Charles Ffrench Blake-Forster

Charles Ffrench Blake-Forster was born in Forster House, Forster Street Galway in 1850. He was blessed with a gifted mind and outstanding intellect and he used both in the pursuit of learning. He was proud of his long lineage, both on the Blake-Forsters and Ffrench sides. He was very conscious of the glorious history of Galway city, and of the diocese of Kilmacduagh and Kilfenora, where his father was a benign landlord. It was his father Captain Blakeforster J.P. who gave to the Bishop of Galway, Dr McEvilly, just after a fortnight after Charles death, on September 22nd 1874, upwards of three acres of prime land in the town of Kinvara, rent free forever, as a site for a convent and church.
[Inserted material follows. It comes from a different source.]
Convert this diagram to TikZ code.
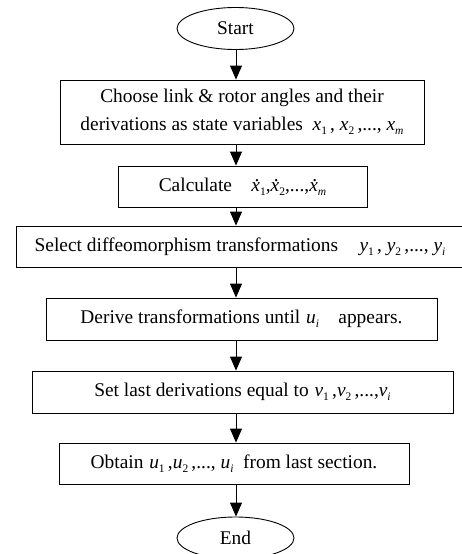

Charles died of a brain haemorrhage brought on by overwork, on Sept 9, 1874, in his father’s house in Forster Street. He was then only twenty four years of age, but he had already many achievements to his name. He was High Sheriff of the town of Galway, charged with administering justice and keeping the peace of the city. He had published in book form “The Irish Chieftains”, an historical study of South Galway and North Clare, in the late eighteen and nineteenth centuries. He had published an article on the Arms of Galway in the local Galway paper, “The Vindicator”. It was in this paper, too, he published the Annals of Kilfenora. This essay was the fruit of much study of ancient books and manuscripts, and consultation with many experts on genealogies. The essay shows his sterling patriotism and makes us regret his sad and early death. Had he lived there is no doubt but we would have now a history of Galway, which would do the city full justice and honour. Indeed he had in manuscript at his death, the Annals of Galway which alas has been lost to us.